O que precisa mudar nas concessões de rádio e TV


O recente lançamento, por entidades da sociedade civil, da "Campanha por Democracia e Transparência nas Concessões de Rádio e TV", sob o mote "Concessões de rádio e TV: quem manda é você", renova as esperanças de que a cidadania finalmente desperte para uma velha questão de interesse público que historicamente tem sido tratada e decidida por um reduzido grupo de atores em benefício próprio.

O conjunto de reivindicações da campanha, divulgado publicamente e encaminhado às autoridades do governo, é o seguinte:

"(a) ações imediatas contra as irregularidades no uso das concessões, tais como excesso de publicidade, outorgas vencidas e emissoras nas mãos de deputados e senadores;

(b) fim da renovação automática: por critérios transparentes e democráticos para renovação, com base no que estabelece a Constituição;

(c) instalação de uma comissão de acompanhamento das renovações, com participação efetiva da sociedade civil organizada; e

(d) convocação de uma Conferência Nacional de Comunicação ampla e democrática, para a construção de políticas públicas e de um novo marco regulatório para as comunicações."

Razões para o debate

Há razões de sobra para se promover o debate sobre as concessões de rádio e TV no Brasil. Aí vão algumas:

1. Existem normas legais diferentes que regem a TV aberta, as operadoras de TV a cabo, as operadoras de TV por MMDS e por satélite. É inadiável a elaboração de um marco regulatório que uniformize essas regras.

2. As emissoras de rádio e TV aberta são concessões de um serviço público outorgadas pela União – com a participação do Congresso Nacional – por prazo determinado e sob determinadas condições. O prazo de concessão é de 10 anos para emissoras de rádio e de 15 para as de TV. Esse prazo dilatado é um dos fatores que acaba por transformar as concessões, na prática, em propriedade dos concessionários.

3. Ao contrário de outras concessões de serviço público, as regras para a outorga e renovação das concessões de rádio e TV aberta privilegiam os concessionários. A não-renovação de uma concessão precisa ser votada no Congresso Nacional por dois quintos dos seus membros, em votação nominal, e o cancelamento durante a vigência do contrato só pode ocorrer com decisão judicial. Essas condições criam uma assimetria em relação aos demais contratos de prestação de serviços públicos que precisa ser corrigida.
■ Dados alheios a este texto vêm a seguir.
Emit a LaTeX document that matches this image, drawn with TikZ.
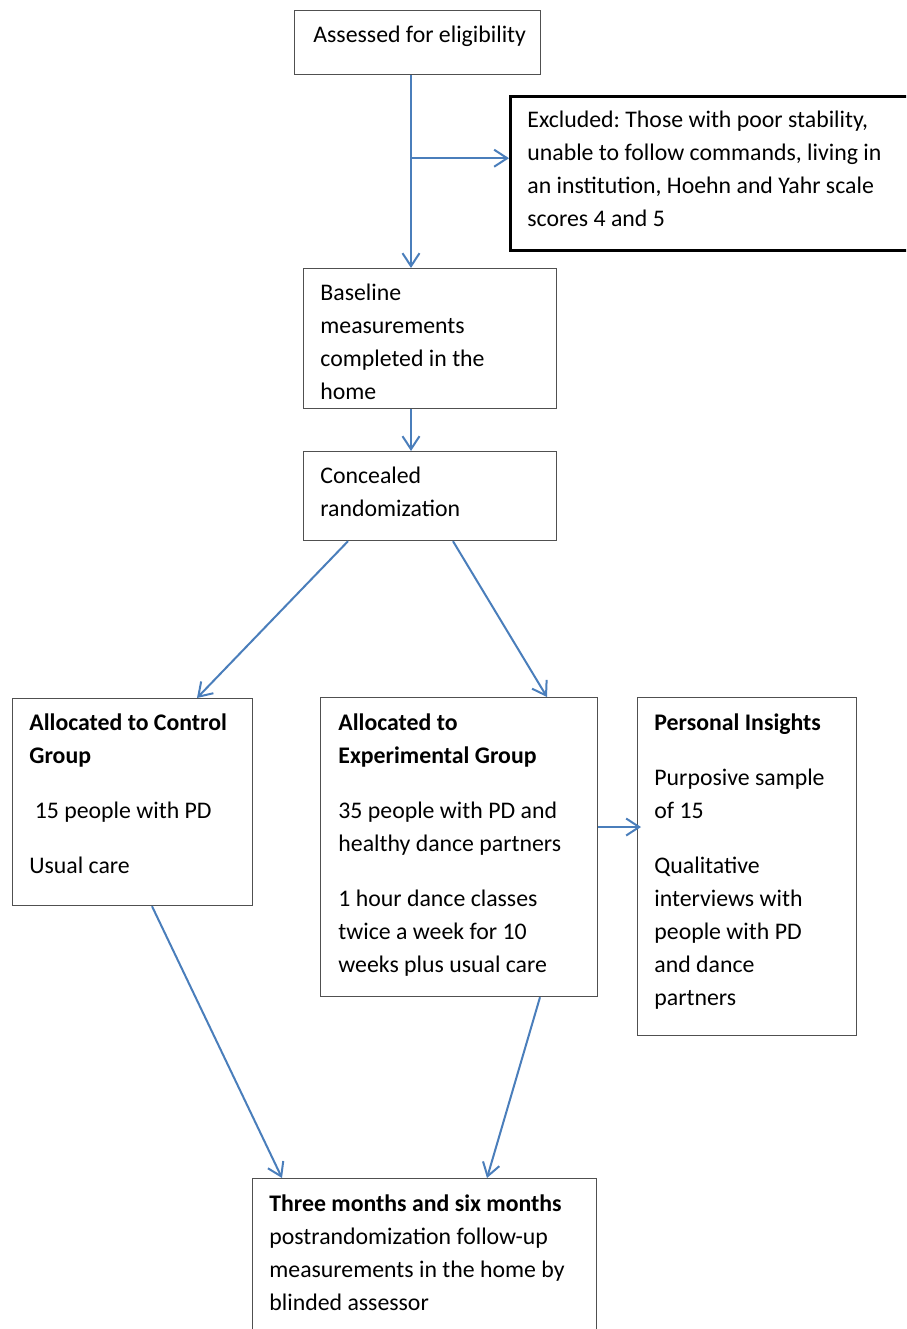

4. Apesar de a Constituição de 1988 definir claramente os princípios que devem orientar a produção e a programação das emissoras de rádio e TV aberta, eles não são utilizados como critério para o cancelamento e/ou a renovação das concessões. Nem é utilizada como critério a determinação constitucional de que os meios de comunicação não podem, direta ou indiretamente, ser objeto de monopólio. Também não é critério o princípio da complementaridade dos sistemas privado, público e estatal. Além disso, a norma legal reza que se a concessionária requerer a renovação e não houver decisão dos órgãos competentes no prazo de 120 dias, a renovação é automaticamente deferida.

5. O vínculo histórico de deputados federais e senadores com as concessões de rádio e TV cria uma situação absurda na qual o membro de um dos poderes concedentes (o Congresso Nacional) se confunde com o próprio concessionário. Além disso, a controvérsia legal em torno da legalidade ou não de político no exercício do mandato eletivo ser concessionário de radiodifusão esconde a desigualdade na disputa política entre aquele que usa o rádio e a TV em benefício próprio e aquele que não tem acesso – ou só tem acesso parcial – a esses meios de comunicação.

6. A lei proíbe a duplicidade de outorgas. Como, no entanto, o cadastro dos concessionários do serviço público de rádio e TV não é de acesso público, na maioria das vezes não há como verificar se existe ou não duplicidade. Aliás, não se pode sequer saber quem são os concessionários.

7. Não há fiscalização adequada sobre as transferências (vendas) de concessões de rádio e TV para terceiros.